When things finally got underway, Brooklyn won 17-13. Per Pro Football Reference, over 8,900 showed up to Ebbets Field. Pittsburgh would play four of their final five games on the road.
October, 1938 versus Cleveland Rams: The often forgotten Cleveland Rams, the team who packed up and went West as part of the NFL’s first major expansion across the United States. They’re the origin story of today’s Los Angeles Rams.
For this game, it was was pushed from October to December because of, per Quirky Research, injury. Rosters were smaller back then, 20-something players, and Pittsburgh apparently had too many injuries to participate. The game was then relocated twice, first to Chattanooga and then to New Orleans. So a game between the Cleveland Rams and Pittsburgh Pirates was played at Tulane Stadium in December. Go figure.
Cleveland came out on top 13-7 as Pittsburgh finished out the year 2-9 under head coach Johnny “Blood” McNally, who also played for the team in addition to coaching it.
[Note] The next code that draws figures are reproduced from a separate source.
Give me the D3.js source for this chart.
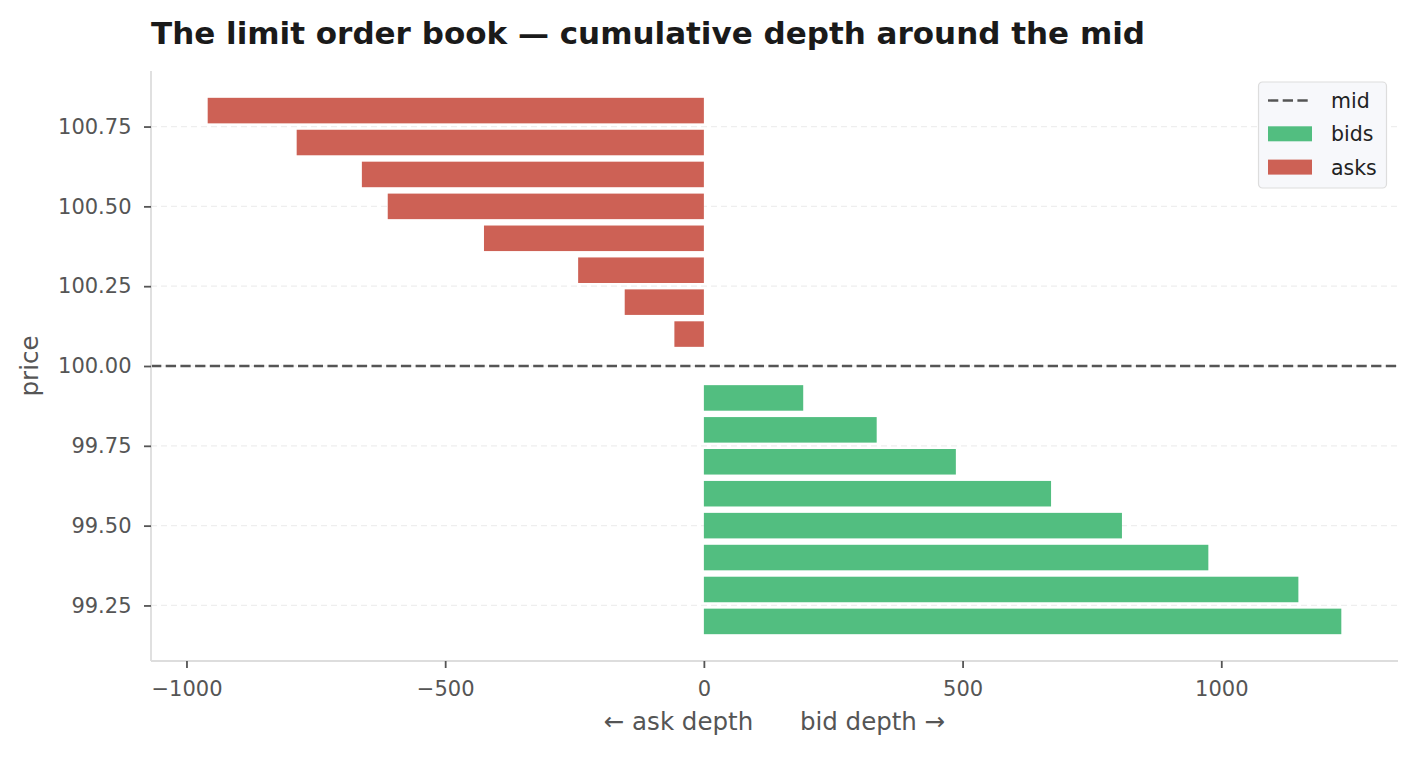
<!DOCTYPE html>
<html>
<head>
<meta charset="utf-8">
<script src="https://cdn.jsdelivr.net/npm/d3@7"></script>
<style>
  body { margin: 0; background: #fff; }
  svg text { font-family: "DejaVu Sans", sans-serif; }
</style>
</head>
<body>
<script>
// price levels and cumulative depth
var askPrices = [100.1, 100.2, 100.3, 100.4, 100.5, 100.6, 100.7, 100.8];
var askDepth  = [57, 153, 243, 425, 611, 661, 787, 959];
var bidPrices = [99.9, 99.8, 99.7, 99.6, 99.5, 99.4, 99.3, 99.2];
var bidDepth  = [192, 334, 487, 671, 808, 975, 1149, 1232];
var midPrice = 100.0;
var yTicks = [99.25, 99.5, 99.75, 100.0, 100.25, 100.5, 100.75];
var xTicks = [-1000, -500, 0, 500, 1000];
var barHeight = 0.08;

var W = 1418, H = 757;
var margin = { top: 71, right: 20, bottom: 96, left: 151 },
    width = W - margin.left - margin.right,
    height = H - margin.top - margin.bottom;

var svg = d3.select("body").append("svg")
    .attr("width", W)
    .attr("height", H);

var g = svg.append("g")
    .attr("transform", "translate(" + margin.left + "," + margin.top + ")");

var asks = askPrices.map(function(p, i) { return { price: p, depth: -askDepth[i] }; });
var bids = bidPrices.map(function(p, i) { return { price: p, depth: bidDepth[i] }; });

// matplotlib-like 5% margins
var xmin = d3.min(asks, function(d) { return d.depth; }), xmax = d3.max(bids, function(d) { return d.depth; });
var xpad = (xmax - xmin) * 0.05;
var ymin = d3.min(bidPrices) - barHeight / 2, ymax = d3.max(askPrices) + barHeight / 2;
var ypad = (ymax - ymin) * 0.05;

var x = d3.scaleLinear().domain([xmin - xpad, xmax + xpad]).range([0, width]);
var y = d3.scaleLinear().domain([ymin - ypad, ymax + ypad]).range([height, 0]);

// horizontal grid
g.selectAll(".grid-line")
    .data(yTicks)
    .enter().append("line")
    .attr("x1", 0).attr("x2", width)
    .attr("y1", function(d) { return y(d); })
    .attr("y2", function(d) { return y(d); })
    .attr("stroke", "#eeeeee")
    .attr("stroke-width", 1.2)
    .attr("stroke-dasharray", "6,4");

// bars
g.selectAll(".ask")
    .data(asks)
    .enter().append("rect")
    .attr("x", function(d) { return x(d.depth); })
    .attr("width", function(d) { return x(0) - x(d.depth); })
    .attr("y", function(d) { return y(d.price + barHeight / 2); })
    .attr("height", function(d) { return y(d.price - barHeight / 2) - y(d.price + barHeight / 2); })
    .attr("fill", "#cd6155");

g.selectAll(".bid")
    .data(bids)
    .enter().append("rect")
    .attr("x", x(0))
    .attr("width", function(d) { return x(d.depth) - x(0); })
    .attr("y", function(d) { return y(d.price + barHeight / 2); })
    .attr("height", function(d) { return y(d.price - barHeight / 2) - y(d.price + barHeight / 2); })
    .attr("fill", "#52be80");

// mid line
g.append("line")
    .attr("x1", 0).attr("x2", width)
    .attr("y1", y(midPrice)).attr("y2", y(midPrice))
    .attr("stroke", "#555555")
    .attr("stroke-width", 2.4)
    .attr("stroke-dasharray", "10.3,4.4");

// axes
var xAxis = g.append("g")
    .attr("transform", "translate(0," + height + ")")
    .call(d3.axisBottom(x).tickValues(xTicks).tickSize(7).tickPadding(13.5)
        .tickFormat(function(d) { return d < 0 ? "\u2212" + Math.abs(d) : d; }));
var yAxis = g.append("g")
    .call(d3.axisLeft(y).tickValues(yTicks).tickSize(7).tickPadding(12.5).tickFormat(d3.format(".2f")));

[xAxis, yAxis].forEach(function(a) {
    a.select(".domain").attr("stroke", "#dddddd").attr("stroke-width", 1.8);
    a.selectAll(".tick line").attr("stroke", "#555555").attr("stroke-width", 1.8);
    a.selectAll(".tick text").attr("fill", "#555555").style("font-size", "21px").style("font-family", "DejaVu Sans");
});
// hide domain end caps
xAxis.select(".domain").attr("d", "M0,0H" + width);
yAxis.select(".domain").attr("d", "M0,0V" + height);

// axis labels
svg.append("text")
    .attr("x", margin.left + width / 2)
    .attr("y", 730)
    .attr("text-anchor", "middle")
    .attr("fill", "#555555")
    .style("font-size", "24.5px")
    .style("white-space", "pre")
    .attr("xml:space", "preserve")
    .text("\u2190 ask depth      bid depth \u2192");

svg.append("text")
    .attr("transform", "translate(38," + (margin.top + height / 2) + ") rotate(-90)")
    .attr("text-anchor", "middle")
    .attr("fill", "#555555")
    .style("font-size", "24.5px")
    .text("price");

// title
svg.append("text")
    .attr("x", margin.left)
    .attr("y", 44)
    .attr("fill", "#1a1a1a")
    .style("font-size", "31px")
    .style("font-weight", "bold")
    .text("The limit order book \u2014 cumulative depth around the mid");

// legend
var legend = svg.append("g").attr("transform", "translate(1258.5,82)");
legend.append("rect")
    .attr("width", 128).attr("height", 106)
    .attr("rx", 4)
    .attr("fill", "#f7f8fb")
    .attr("stroke", "#dddddd")
    .attr("stroke-width", 1.2);
var items = [
    { label: "mid", type: "line", color: "#555555" },
    { label: "bids", type: "rect", color: "#52be80" },
    { label: "asks", type: "rect", color: "#cd6155" }
];
items.forEach(function(it, i) {
    var cy = 18.5 + i * 33.3;
    if (it.type === "line") {
        legend.append("line")
            .attr("x1", 9.5).attr("x2", 53.5)
            .attr("y1", cy).attr("y2", cy)
            .attr("stroke", it.color).attr("stroke-width", 2.4)
            .attr("stroke-dasharray", "10.3,4.4");
    } else {
        legend.append("rect")
            .attr("x", 9.5).attr("y", cy - 7.5)
            .attr("width", 44).attr("height", 15)
            .attr("fill", it.color);
    }
    legend.append("text")
        .attr("x", 72.5).attr("y", cy + 7.5)
        .attr("fill", "#222222")
        .style("font-size", "20.5px")
        .text(it.label);
});
</script>
</body>
</html>
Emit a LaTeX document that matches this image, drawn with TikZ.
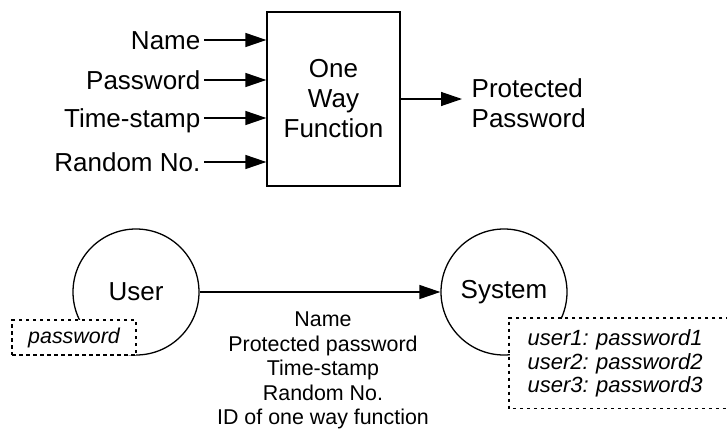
\documentclass[tikz,border=0pt]{standalone}
\usepackage{fontspec}
\setmainfont{Liberation Sans}
\usetikzlibrary{positioning, arrows.meta}
\frenchspacing

\begin{document}
\begin{tikzpicture}[x=1pt, y=-1pt, line width=1.3pt,
		arr/.style={-{Triangle[length=21pt, width=14pt]}},
		big/.style={font=\fontsize{26}{30}\selectfont},
		small/.style={font=\fontsize{21.4}{24.5}\selectfont},
		inlabel/.style={big, anchor=east, inner sep=3pt, text height=18pt, text depth=0pt},
		dashes/.style={dash pattern=on 3.5pt off 3.5pt, line width=1.2pt},
		dbox/.style={draw, dashes, fill=white}]
		\path[use as bounding box, clip] (0,0) rectangle (727,428);
		% one way function
		\node[draw, big, minimum width=133pt, minimum height=174pt, align=center] (owf) at (333.5,99) {One\\Way\\Function};
		\node[inlabel] (name) at (204,40) {Name};
		\node[inlabel] (pass) at (204,80) {Password};
		\node[inlabel] (stamp) at (204,118) {Time-stamp};
		\node[inlabel] (rnd) at (204,162) {Random No.};
		\draw[arr] (name) -- (name -| owf.west);
		\draw[arr] (pass) -- (pass -| owf.west);
		\draw[arr] (stamp) -- (stamp -| owf.west);
		\draw[arr] (rnd) -- (rnd -| owf.west);
		\node[big, anchor=west, align=left, inner sep=3pt] (prot) at (468,103) {Protected\\Password};
		\draw[arr, shorten >=6pt] (owf.east) -- (owf.east -| prot.west);
		% user and system
		\node[draw, circle, big, minimum size=126pt] (user) at (136,292) {User};
		\node[draw, circle, big, minimum size=126pt] (sys) at (504,292) {System};
		\draw[arr] (user) -- (sys);
		\node[small, align=center] (msg) at (323,370.5) {Name\\Protected password\\Time-stamp\\Random No.\\ID of one way function};
		\node[dbox, font=\fontsize{21.4}{24.5}\selectfont\itshape, minimum width=124pt, minimum height=35pt] (upw) at (74,337.5) {password};
		% list runs past the right edge
		\node[fill=white, font=\fontsize{22}{23.5}\selectfont\itshape, anchor=north west, inner xsep=18pt, inner ysep=11pt, text width=260pt, align=left] (spw) at (509,318) {user1: password1\\user2: password2\\user3: password3};
		\draw[dashes] (spw.north east) -- (spw.north west) -- (spw.south west) -- (spw.south east);
	\end{tikzpicture}
\end{document}
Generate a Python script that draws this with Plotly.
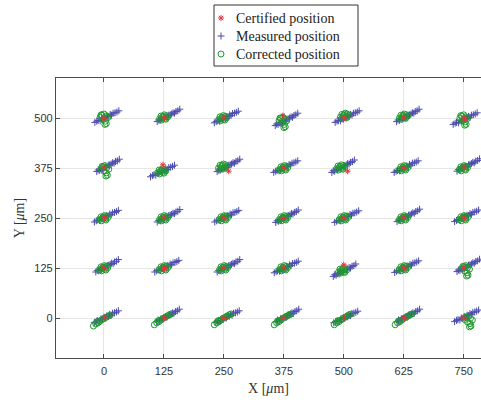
import plotly.graph_objects as go

# Grid of nominal positions (µm)
x_grid = [0, 125, 250, 375, 500, 625, 750]
y_grid = [0, 125, 250, 375, 500]
x_ticks = [0, 125, 250, 375, 500, 625, 750]
y_ticks = [0, 125, 250, 375, 500]
legend_labels = ["Certified position", "Measured position", "Corrected position"]

# Certified position offsets from nominal (rows: y=0..500, cols: x=0..750)
cert_dx = [
    [2, 1, 0, -1, 1, 1, 0],
    [0, 1, -1, 0, 0, 1, 0],
    [1, 0, 0, -1, 0, 0, 1],
    [0, -2, 10, 0, 8, 0, 1],
    [0, 1, 0, -2, 1, 0, 2],
]
cert_dy = [
    [1, 0, -1, 0, 1, 0, 0],
    [0, -1, 0, 1, 8, 0, 1],
    [0, 1, 0, -1, 0, 1, 0],
    [1, 8, -8, 0, -8, 0, 1],
    [-1, 0, 1, 6, 0, 1, -2],
]

# Measured position scatter patterns (offsets, µm)
meas_pat_dx = [
    [-24, -20, -17, -13, -10, -7, -4, -1, 2, 5, 8, 11, 14, 18, 22, 26],
    [-20, -17, -14, -11, -8, -5, -2, 1, 4, 7, 10, 13, 16, 19, 23, 27],
]
meas_pat_dy = [
    [-14, -11, -9, -10, -5, -6, -1, -3, 2, 1, 6, 4, 9, 10, 12, 15],
    [-13, -9, -10, -6, -7, -3, -1, -2, 3, 4, 6, 9, 8, 12, 14, 18],
]
meas_pat_idx = [
    [0, 1, 0, 1, 0, 1, 0],
    [1, 0, 1, 0, 1, 0, 1],
    [0, 1, 0, 1, 0, 1, 0],
    [1, 0, 1, 0, 1, 0, 1],
    [0, 1, 0, 1, 0, 1, 0],
]
meas_shift_x = [
    [4, 5, 6, 4, 3, 6, 5],
    [3, 5, 6, 4, -2, 5, 6],
    [4, 6, 5, 3, 5, 6, 5],
    [5, -4, 6, 3, -5, 4, 6],
    [5, 6, 4, 2, 6, 5, 2],
]
meas_shift_y = [
    [3, 4, 3, 4, 2, 4, 5],
    [3, 4, 3, 2, -8, 3, 4],
    [4, 3, 4, 2, 3, 4, 5],
    [4, -8, 4, 3, 2, 3, 5],
    [3, 4, 2, -6, 3, 4, -2],
]

# Corrected position scatter patterns (offsets, µm)
corr_pat_dx = [
    [-9, -5, -2, 2, 5, 8, -6, 1, 4, -3],
    [-20, -15, -10, -6, -2, 3, 7, 11, 15, -12],
    [-8, -4, 0, 4, 8, -2, 3, 5, -6, 2],
]
corr_pat_dy = [
    [-4, -7, 2, -3, 4, 1, 3, 6, -5, -1],
    [-17, -12, -9, -5, -1, 2, 5, 8, 10, -7],
    [-2, 3, 6, 1, -3, -8, -12, -18, 4, -20],
]
corr_pat_idx = [
    [1, 1, 1, 1, 1, 1, 2],
    [0, 0, 0, 0, 0, 0, 2],
    [0, 0, 0, 0, 0, 0, 0],
    [2, 0, 0, 0, 0, 0, 0],
    [2, 0, 0, 2, 0, 0, 2],
]
corr_shift_x = [
    [-2, 0, 0, 0, 0, 2, 10],
    [0, 0, 0, 0, -2, 0, 4],
    [0, 0, 0, 0, 0, 0, 0],
    [2, -4, -2, 0, -6, 0, 0],
    [0, 0, -2, -2, 2, 0, 0],
]
corr_shift_y = [
    [-3, 0, 0, 0, 0, 0, -2],
    [0, 0, 0, 0, -6, 0, 0],
    [0, 0, 0, 0, 0, 0, 0],
    [0, -8, 4, 0, 2, 0, 0],
    [4, 2, 0, -4, 6, 4, 2],
]

cx, cy, mx, my, gx, gy = [], [], [], [], [], []
for j, yg in enumerate(y_grid):
    for i, xg in enumerate(x_grid):
        cx.append(xg + cert_dx[j][i])
        cy.append(yg + cert_dy[j][i])
        p = meas_pat_idx[j][i]
        for dx, dy in zip(meas_pat_dx[p], meas_pat_dy[p]):
            mx.append(xg + meas_shift_x[j][i] + dx)
            my.append(yg + meas_shift_y[j][i] + dy)
        q = corr_pat_idx[j][i]
        for dx, dy in zip(corr_pat_dx[q], corr_pat_dy[q]):
            gx.append(xg + corr_shift_x[j][i] + dx)
            gy.append(yg + corr_shift_y[j][i] + dy)

W, H = 481, 404
PL, PR, PT, PB = 56, 481, 78, 358  # plot area in pixels

styles = {
    "Certified position": dict(symbol="asterisk-open", size=5, color="#e8323c",
                               line=dict(color="#e8323c", width=1)),
    "Measured position": dict(symbol="cross-thin", size=5, color="#4b4bb0",
                              line=dict(color="#4b4bb0", width=1)),
    "Corrected position": dict(symbol="circle-open", size=6, color="#1f9a2e",
                               line=dict(width=1)),
}

fig = go.Figure()
fig.add_trace(go.Scatter(x=mx, y=my, mode="markers", name="Measured position",
                         marker=styles["Measured position"], showlegend=False))
fig.add_trace(go.Scatter(x=gx, y=gy, mode="markers", name="Corrected position",
                         marker=styles["Corrected position"], showlegend=False))
fig.add_trace(go.Scatter(x=cx, y=cy, mode="markers", name="Certified position",
                         marker=styles["Certified position"], showlegend=False))

# Legend (MATLAB-style box) drawn on a pixel-space overlay axis
leg_left, leg_right, leg_top, leg_bottom = 214, 358, 5, 66
leg_row_y = [18, 36, 54]
leg_sym_x = 221
leg_txt_x = 234
for lab, ry in zip(legend_labels, leg_row_y):
    fig.add_trace(go.Scatter(x=[leg_sym_x], y=[ry], mode="markers", name=lab,
                             marker=styles[lab], showlegend=False, hoverinfo="skip",
                             xaxis="x2", yaxis="y2"))
    fig.add_annotation(x=leg_txt_x, y=ry, xref="x2", yref="y2", text=lab,
                       showarrow=False, xanchor="left", yanchor="middle",
                       font=dict(family="Liberation Serif, Times New Roman", size=14,
                                 color="#222222"))
fig.add_shape(type="rect", xref="x2", yref="y2", x0=leg_left, x1=leg_right,
              y0=leg_top, y1=leg_bottom, line=dict(color="#333333", width=1),
              fillcolor="white", layer="below")

axis_common = dict(
    ticks="inside", ticklen=4, tickcolor="#4d4d4d", tickwidth=1,
    showline=True, linecolor="#4d4d4d", linewidth=1.3,
    showgrid=True, gridcolor="#e6e6e6", gridwidth=1, zeroline=False,
    automargin=False,
    tickfont=dict(family="Liberation Sans, Arial", size=11, color="#333333"),
)

fig.update_layout(
    width=W, height=H,
    margin=dict(l=0, r=0, t=0, b=0, autoexpand=False),
    plot_bgcolor="rgba(0,0,0,0)", paper_bgcolor="white",
    showlegend=False,
    xaxis=dict(
        domain=[PL / W, PR / W],
        range=[-100, 786], tickvals=x_ticks, ticktext=[str(v) for v in x_ticks],
        mirror="ticks", ticklabelstandoff=3,
        title=dict(text="X [<i>μ</i>m]", standoff=6,
                   font=dict(family="Liberation Serif, Times New Roman", size=14, color="#333333")),
        **axis_common,
    ),
    yaxis=dict(
        domain=[(H - PB) / H, (H - PT) / H],
        range=[-100, 600], tickvals=y_ticks, ticktext=[str(v) for v in y_ticks],
        mirror=False,
        title=dict(text="Y [<i>μ</i>m]", standoff=6,
                   font=dict(family="Liberation Serif, Times New Roman", size=14, color="#333333")),
        **axis_common,
    ),
    xaxis2=dict(domain=[0, 1], range=[0, W], visible=False, anchor="y2",
                fixedrange=True),
    yaxis2=dict(domain=[0, 1], range=[H, 0], visible=False, anchor="x2",
                fixedrange=True),
)

fig.write_html(
    "out.html",
    config={"displayModeBar": False},
    post_script="document.body.style.margin='0';document.body.style.overflow='hidden';",
)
But with a little more research, the “injury” explanation for why the game was moved might not be entirely true. While the team suffered injuries, a Pittsburgh Press clipping indicates Art Rooney was frustrated by the team’s lack of success despite making them the highest-paid roster in football (led by future Supreme Court Justice Byron ‘Whizzer’ White). So he began selling off his players and depleting his roster, seemingly the catalyst for not having enough able bodies as much as the injuries.
And behold! An Edgar “Eggs” Manske reference. We’ve mentioned him before but a story worth repeating. Pittsburgh traded Chicago their 1st round pick for Manske in 1938 only for him to leave the team mid-way through the season and return to the Bears. He evidently left for his old team leading up to this originally scheduled contest.
With the Steelers’ top pick that year, Chicago took QB Sid Luckman, who would go on to become the greatest passer in franchise history, win four championships, and make the Hall of Fame. Pittsburgh received nothing.
Annoying as the schedule change is, the good news is Pittsburgh’s 5-1 in these pre-merger rescheduled games. Under Mike Tomlin, they’re built to handle these changes. It doesn’t guarantee the Steelers will win this game but if they do, it’ll be more proof they’re light on their feet and can handle an interruption to their plans.